Setting policy and direction. Even if management doesn’t see the importance of trust in the company, the board can make trust a priority and clearly communicate that to the CEO. The board should clarify that they are interested in building real trust, not the appearance of trust or the use of the word “trust” in internal and external communications.
Providing oversight. Communication from the CEO to the board often includes metrics. Those metrics are typically financial (profit, growth, share price, etc.). The board could request the addition of trust metrics. Trust is one of those vague, abstract constructs considered hard to measure. However, when treating trust as a “black box,” the existence of trust can be gauged through measuring the inputs (factors that affect trust and trustworthiness) and the outputs (symptoms of the existence, or lack thereof, of trust). The inputs would serve as leading indicators. When they exist, it would be safe to assume trust does as well. The outputs would serve as trailing indicators, and their existence would indicate the existence of trust. Those inputs and outputs are much more quantifiable and easy to measure than trust. The board should demand to review trust metrics regularly, establishing a baseline, setting goals and tracking improvement.
Communicating with the CEO. A lack of trust in the board/CEO relationship causes executive-level mismanagement on the part of the board. When the CEO is micromanaged, meetings with the board become “show-and-tell” performances, during which the CEO will show the board what the board wants to see, rather than what it needs to know. Trust between the board and the CEO must be two-sided. Just as the board must trust the CEO with autonomy, the CEO must trust the board enough to feel comfortable delivering bad news.
Inspiring good behavior. Behavior among board members, and between the board and senior executives, is emulated throughout the entire company. The board is the ultimate example-setter in the organization. When the board demonstrates high-trust behavior, so will others in the company, starting with the executive team and ending with the last customer-facing employee.

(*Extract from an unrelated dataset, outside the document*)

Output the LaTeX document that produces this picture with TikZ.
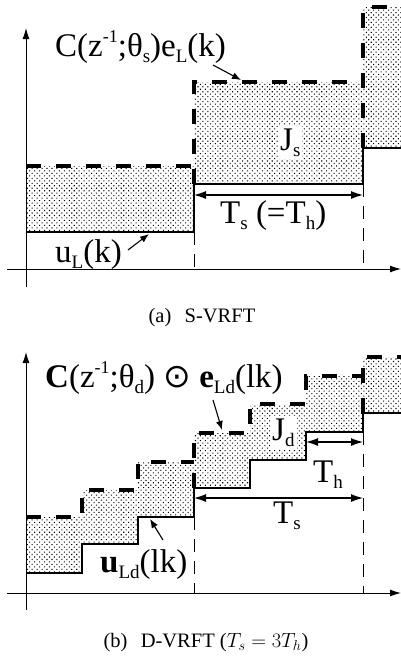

Trust on the Board Is Just Like Trust Anywhere Else
Trust is not absolute or static, but rather relative and dynamic. The existence of trust has a significant impact on your company’s success, profitability, shareholder returns, customer loyalty and employee well-being. As a board member, you can play a significant role in building trust in your company.
Yoram Solomon, Ph.D., is the author of The Book of Trust: Build Trust, Be Trusted, and Know Who to Trust and the Can I Trust You? book series. He is also host of the podcast The Trust Show, creator and facilitator of the Trust Habits workshop and founder of Innovation Culture Institute.